Secondly, the Battle Nations Webshop will be returning with custom regional pricing. In addition, we will be taking action against users who used tools to appear in different regions and engaged in significant order volume to exploit pricing disparities. This will not affect legitimate transactions that may have come with more nanopods that should have been included due to our error. For those missing purchases from Google Play, please submit a support ticket, and we will resolve it in the next few days.

Third, to try to improve the login experience for those using Yahoo, att.net, verizon.net, or any other email service served by Yahoo, we are taking steps to better align with Yahoo email policies. While these actions may help improve email deliverability, this may not fully resolve the issues for email services like these that have limits significantly lower than industry standards. Unfortunately, this is not something we have control over. We would encourage users experiencing issues to reach out and have support change your account to a new email address from a different provider. We deeply apologize for the inconvenience.

Finally, we’ve taken significant steps to avoid putting ourselves in this position in the future. Fortunately, now that all of our infrastructure is protected by Cloudflare, we shouldn’t need to perform another mass migration of our backend, which consumed much of our dev bandwidth. We will also be more strict about changing so many different subsystems simultaneously, opting instead for staggered releases that allow for better testability and debuggability.
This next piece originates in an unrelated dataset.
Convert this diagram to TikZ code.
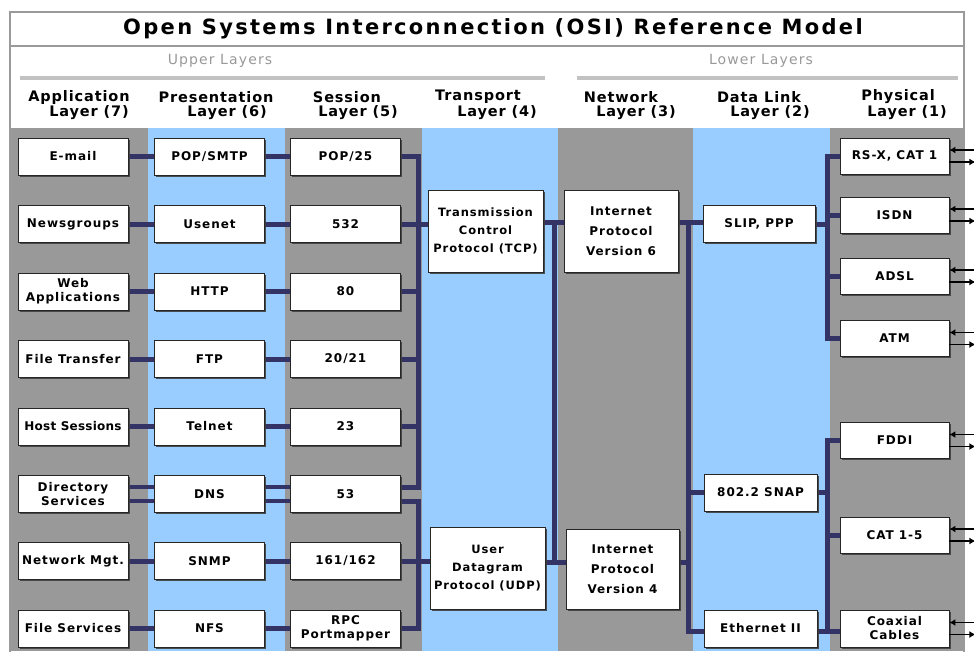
\documentclass[tikz,border=0pt]{standalone}
\usepackage{fontspec}
\setmainfont{DejaVu Sans}
\newfontfamily\titlefont{DejaVu Sans}[LetterSpace=11]
\newfontfamily\boxfont{DejaVu Sans}[LetterSpace=8]
\newfontfamily\tightfont{DejaVu Sans}[LetterSpace=2]
\newfontfamily\headfont{DejaVu Sans}[LetterSpace=6]
\newfontfamily\grpfont{DejaVu Sans}[LetterSpace=8]
\usetikzlibrary{shadows,arrows.meta}
\definecolor{colgray}{HTML}{999999}
\definecolor{colblue}{HTML}{99CCFF}
\definecolor{navy}{HTML}{333366}
\definecolor{framegray}{HTML}{9A9A9A}
\definecolor{bargray}{HTML}{C2C2C2}
\pgfdeclarelayer{bg}
\pgfdeclarelayer{lines}
\pgfsetlayers{bg,lines,main}
\tikzset{
  pbox/.style={draw=black!85, fill=white, line width=0.8pt, inner sep=1pt,
    align=center, font=\boxfont\bfseries\fontsize{12}{14}\selectfont,
    drop shadow={shadow xshift=1.5pt, shadow yshift=-1.5pt, opacity=0.9, fill=black!75}},
  sbox/.style={pbox, minimum width=110pt, minimum height=37pt},
  tbox/.style={pbox, minimum width=115pt, minimum height=82pt},
  conn/.style={draw=navy, line width=5pt, line cap=rect},
  arr/.style={draw=black, line width=1.8pt},
  headtxt/.style={font=\headfont\bfseries\fontsize{14.5}{16}\selectfont, inner sep=0pt},
  grptxt/.style={font=\grpfont\fontsize{14}{16}\selectfont, text=colgray, inner sep=0pt},
}
\begin{document}
\begin{tikzpicture}[x=1pt,y=-1pt]
\useasboundingbox (0,0) rectangle (974,651);
\begin{pgfonlayer}{bg}
\fill[white] (0,0) rectangle (974,651);
% frame
\draw[framegray, line width=2pt] (10,660) -- (10,12) -- (964,12) -- (964,660);
\draw[framegray, line width=2pt] (10,46) -- (964,46);
% columns
\fill[colgray] (11,128) rectangle (148,651);
\fill[colblue] (148,128) rectangle (285,651);
\fill[colgray] (285,128) rectangle (422,651);
\fill[colblue] (422,128) rectangle (558,651);
\fill[colgray] (558,128) rectangle (693,651);
\fill[colblue] (693,128) rectangle (830,651);
\fill[colgray] (830,128) rectangle (963,651);
% group bars
\draw[bargray, line width=4pt] (20,78) -- (545,78);
\draw[bargray, line width=4pt] (577,78) -- (958,78);
\end{pgfonlayer}

% title and headings
\node[font=\titlefont\bfseries\fontsize{21}{24}\selectfont, inner sep=0pt] (title) at (493,29) {Open Systems Interconnection (OSI) Reference Model};
\node[grptxt] (upper) at (220,61) {Upper Layers};
\node[grptxt] (lower) at (761,61) {Lower Layers};

\node[headtxt] (h7a) at (79,97) {Application};
\node[headtxt] (h7b) at (89,113) {Layer (7)};
\node[headtxt] (h6a) at (216,97) {Presentation};
\node[headtxt] (h6b) at (227,113) {Layer (6)};
\node[headtxt] (h5a) at (347,97) {Session};
\node[headtxt] (h5b) at (358,113) {Layer (5)};
\node[headtxt] (h4a) at (478,97) {Transport};
\node[headtxt] (h4b) at (497,113) {Layer (4)};
\node[headtxt] (h3a) at (621,97) {Network};
\node[headtxt] (h3b) at (636,113) {Layer (3)};
\node[headtxt] (h2a) at (759,97) {Data Link};
\node[headtxt] (h2b) at (770,113) {Layer (2)};
\node[headtxt] (h1a) at (898,97) {Physical};
\node[headtxt] (h1b) at (907,113) {Layer (1)};

% application layer
\node[sbox] (a1) at (73,156.5) {E-mail};
\node[sbox] (a2) at (73,224) {Newsgroups};
\node[sbox] (a3) at (73,291.5) {Web\\Applications};
\node[sbox] (a4) at (73,359) {File Transfer};
\node[sbox, font=\tightfont\bfseries\fontsize{12}{14}\selectfont] (a5) at (73,426.5) {Host Sessions};
\node[sbox] (a6) at (73,494) {Directory\\Services};
\node[sbox] (a7) at (73,561) {Network Mgt.};
\node[sbox] (a8) at (73,628.5) {File Services};
% presentation layer
\node[sbox] (p1) at (209.5,156.5) {POP/SMTP};
\node[sbox] (p2) at (209.5,224) {Usenet};
\node[sbox] (p3) at (209.5,291.5) {HTTP};
\node[sbox] (p4) at (209.5,359) {FTP};
\node[sbox] (p5) at (209.5,426.5) {Telnet};
\node[sbox] (p6) at (209.5,494) {DNS};
\node[sbox] (p7) at (209.5,561) {SNMP};
\node[sbox] (p8) at (209.5,628.5) {NFS};
% session layer
\node[sbox] (s1) at (345.5,156.5) {POP/25};
\node[sbox] (s2) at (345.5,224) {532};
\node[sbox] (s3) at (345.5,291.5) {80};
\node[sbox] (s4) at (345.5,359) {20/21};
\node[sbox] (s5) at (345.5,426.5) {23};
\node[sbox] (s6) at (345.5,494) {53};
\node[sbox] (s7) at (345.5,561) {161/162};
\node[sbox] (s8) at (345.5,628.5) {RPC\\Portmapper};
% transport layer
\node[tbox, font=\boxfont\bfseries\fontsize{11.5}{14}\selectfont] (tcp) at (485.5,231) {Transmission\\[4pt]Control\\[4pt]Protocol (TCP)};
\node[tbox, font=\boxfont\bfseries\fontsize{11.5}{14}\selectfont] (udp) at (487.5,568.5) {User\\[4pt]Datagram\\[4pt]Protocol (UDP)};
% network layer
\node[tbox, minimum width=114pt] (ip6) at (621,231) {Internet\\[6pt]Protocol\\[6pt]Version 6};
\node[tbox, minimum width=113pt, minimum height=80pt] (ip4) at (622.5,569) {Internet\\[6pt]Protocol\\[6pt]Version 4};
% data link layer
\node[sbox, minimum width=112pt] (slip) at (759,224) {SLIP, PPP};
\node[sbox, minimum width=113pt] (snap) at (760.5,492.5) {802.2 SNAP};
\node[sbox, minimum width=113pt] (eth) at (760.5,628.5) {Ethernet II};
% physical layer
\node[sbox, minimum width=109pt, minimum height=36pt] (ph1) at (894.5,156) {RS-X, CAT 1};
\node[sbox, minimum width=109pt, minimum height=36pt] (ph2) at (894.5,215) {ISDN};
\node[sbox, minimum width=109pt, minimum height=36pt] (ph3) at (894.5,276) {ADSL};
\node[sbox, minimum width=109pt, minimum height=36pt] (ph4) at (894.5,338.5) {ATM};
\node[sbox, minimum width=109pt, minimum height=36pt] (ph5) at (894.5,440.5) {FDDI};
\node[sbox, minimum width=109pt, minimum height=36pt] (ph6) at (894.5,535) {CAT 1-5};
\node[sbox, minimum width=109pt, minimum height=37pt] (ph7) at (894.5,628.5) {Coaxial\\Cables};

% reference coordinates for buses
\coordinate (bx) at (418,0);
\coordinate (tx) at (554,0);
\coordinate (dx) at (688,0);
\coordinate (px) at (827,0);
\coordinate (ty) at (0,222);
\coordinate (uy) at (0,562);
\coordinate (ey) at (0,631);

\begin{pgfonlayer}{lines}
% application - presentation - session
\foreach \i in {1,2,3,4,5,7,8}{
  \draw[conn] (a\i.east) -- (p\i.west);
  \draw[conn] (p\i.east) -- (s\i.west);
}
\draw[conn, line width=4pt] ([yshift=7pt]a6.east) -- ([yshift=7pt]p6.west);
\draw[conn, line width=4pt] ([yshift=-7pt]a6.east) -- ([yshift=-7pt]p6.west);
\draw[conn, line width=4pt] ([yshift=7pt]p6.east) -- ([yshift=7pt]s6.west);
\draw[conn, line width=4pt] ([yshift=-7pt]p6.east) -- ([yshift=-7pt]s6.west);
% session - transport buses
\draw[conn] (s1.east) -| ([yshift=7pt]s6.east -| bx) -- ([yshift=7pt]s6.east);
\foreach \i in {2,3,4,5}{
  \draw[conn] (s\i.east) -- (s\i.east -| bx);
}
\draw[conn] (s2.east -| bx) -- (tcp.west |- s2.east);
\draw[conn] ([yshift=-7pt]s6.east) -| (s8.east -| bx) -- (s8.east);
\draw[conn] (s7.east) -- (udp.west |- s7.east);
% transport - network
\draw[conn] (tcp.east |- ty) -- (ip6.west |- ty);
\draw[conn] (udp.east |- uy) -- (ip4.west |- uy);
\draw[conn] (tx |- ty) -- (tx |- uy);
% network - data link
\draw[conn] (ip6.east |- ty) -- (slip.west |- ty);
\draw[conn] (dx |- ty) -- (dx |- ey) -- (eth.west |- ey);
\draw[conn] (ip4.east |- uy) -- (dx |- uy);
\draw[conn] (dx |- snap.west) -- (snap.west);
% data link - physical
\draw[conn] (ph1.west) -| (px |- ph4.west) -- (ph4.west);
\draw[conn] (ph2.west) -- (px |- ph2.west);
\draw[conn] (ph3.west) -- (px |- ph3.west);
\draw[conn] (slip.east) -- (px |- slip.east);
\draw[conn] (ph5.west) -| (px |- ey) -- (ph7.west |- ey);
\draw[conn] (eth.east |- ey) -- (px |- ey);
\draw[conn] (snap.east) -- (px |- snap.east);
\draw[conn] (ph6.west) -- (px |- ph6.west);
\end{pgfonlayer}

% physical medium arrows
\foreach \i in {1,...,7}{
  \draw[arr, {Latex[length=6pt,width=7pt]}-] ([yshift=6pt]ph\i.east) -- ++(26,0);
  \draw[arr, -{Latex[length=6pt,width=7pt]}] ([yshift=-6pt]ph\i.east) -- ++(26,0);
}
\end{tikzpicture}
\end{document}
On a more positive note, as of this month, we have converted nearly all of the development team to full-time status! Between the significantly increased team bandwidth and the massive migration time sinks behind us, we’re now positioned to deliver the high-quality experience we continuously strive for. Thanks to your continued support, you’ve helped us grow to become a fully fledged studio, something we are deeply grateful for. We’re super excited for what's to come!

For this week and the next, we’ll be shipping out a few hotfix updates to resolve any lingering issues and ensure we’re prepared for the first Boss Strike!